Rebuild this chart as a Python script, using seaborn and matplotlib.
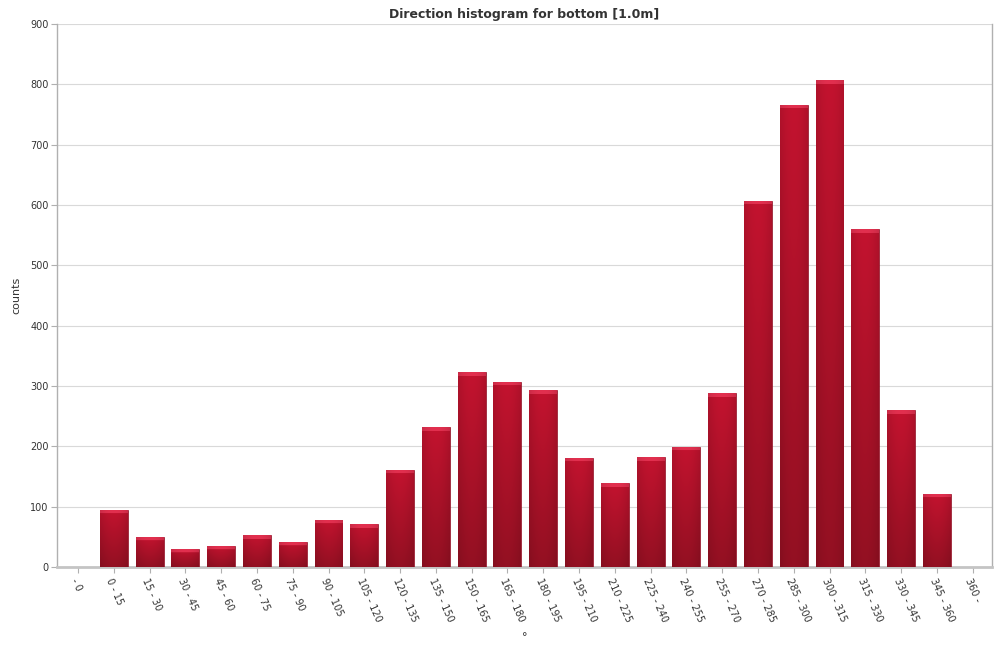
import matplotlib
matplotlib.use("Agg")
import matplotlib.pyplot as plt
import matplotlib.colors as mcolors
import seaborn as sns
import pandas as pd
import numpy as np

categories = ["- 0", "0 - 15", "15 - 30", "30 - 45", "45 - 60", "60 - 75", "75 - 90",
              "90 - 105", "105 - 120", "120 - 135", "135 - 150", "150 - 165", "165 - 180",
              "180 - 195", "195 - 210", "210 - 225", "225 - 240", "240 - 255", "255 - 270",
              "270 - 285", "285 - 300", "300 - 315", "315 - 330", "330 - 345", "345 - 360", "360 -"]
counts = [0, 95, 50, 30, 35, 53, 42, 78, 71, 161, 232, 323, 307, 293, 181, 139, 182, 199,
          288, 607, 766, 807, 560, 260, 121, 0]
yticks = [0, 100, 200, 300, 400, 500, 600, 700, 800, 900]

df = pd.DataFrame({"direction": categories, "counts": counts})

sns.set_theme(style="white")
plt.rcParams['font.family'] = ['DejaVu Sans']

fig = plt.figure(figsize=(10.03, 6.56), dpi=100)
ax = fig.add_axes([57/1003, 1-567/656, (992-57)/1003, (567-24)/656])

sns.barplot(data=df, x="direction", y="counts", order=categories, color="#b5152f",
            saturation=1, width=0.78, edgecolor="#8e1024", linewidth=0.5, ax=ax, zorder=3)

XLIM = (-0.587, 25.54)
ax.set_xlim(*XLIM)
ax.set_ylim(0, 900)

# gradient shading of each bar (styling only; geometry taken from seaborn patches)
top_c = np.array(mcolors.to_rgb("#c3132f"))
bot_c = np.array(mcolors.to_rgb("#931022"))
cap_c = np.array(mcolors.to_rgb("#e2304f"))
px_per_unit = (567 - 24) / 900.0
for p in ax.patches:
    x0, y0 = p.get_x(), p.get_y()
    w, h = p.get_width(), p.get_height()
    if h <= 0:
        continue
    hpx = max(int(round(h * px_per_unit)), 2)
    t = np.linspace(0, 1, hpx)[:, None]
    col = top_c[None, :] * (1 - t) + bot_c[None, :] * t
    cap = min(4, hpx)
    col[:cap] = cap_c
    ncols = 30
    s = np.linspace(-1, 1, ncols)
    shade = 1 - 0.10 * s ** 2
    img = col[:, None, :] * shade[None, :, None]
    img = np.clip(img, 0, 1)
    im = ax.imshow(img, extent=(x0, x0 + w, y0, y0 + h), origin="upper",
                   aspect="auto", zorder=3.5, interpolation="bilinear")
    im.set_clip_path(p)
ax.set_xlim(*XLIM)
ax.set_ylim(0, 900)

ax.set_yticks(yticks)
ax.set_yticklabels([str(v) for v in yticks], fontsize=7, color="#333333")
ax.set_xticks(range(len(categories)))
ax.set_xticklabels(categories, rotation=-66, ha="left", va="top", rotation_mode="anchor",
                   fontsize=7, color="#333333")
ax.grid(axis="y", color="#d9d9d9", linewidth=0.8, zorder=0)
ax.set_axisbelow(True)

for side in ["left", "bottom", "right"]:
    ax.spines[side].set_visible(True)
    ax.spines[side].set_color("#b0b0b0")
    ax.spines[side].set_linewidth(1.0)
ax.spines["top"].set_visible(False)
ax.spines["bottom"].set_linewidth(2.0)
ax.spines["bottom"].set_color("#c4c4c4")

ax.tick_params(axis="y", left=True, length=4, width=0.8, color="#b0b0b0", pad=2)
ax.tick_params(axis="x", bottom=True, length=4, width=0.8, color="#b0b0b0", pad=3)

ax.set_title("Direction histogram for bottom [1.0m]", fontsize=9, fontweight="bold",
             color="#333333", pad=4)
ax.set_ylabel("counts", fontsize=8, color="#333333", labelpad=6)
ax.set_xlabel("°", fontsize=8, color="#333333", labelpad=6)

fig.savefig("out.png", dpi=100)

BRIEF: Restate, line by line and word for word, everything from the top of the material through the line that contains "import numpy as np". Leave pictures out.

FULL SOLUTION:
Rebuild this chart as a Python script, using seaborn and matplotlib.
import matplotlib
matplotlib.use("Agg")
import matplotlib.pyplot as plt
import matplotlib.colors as mcolors
import seaborn as sns
import pandas as pd
import numpy as np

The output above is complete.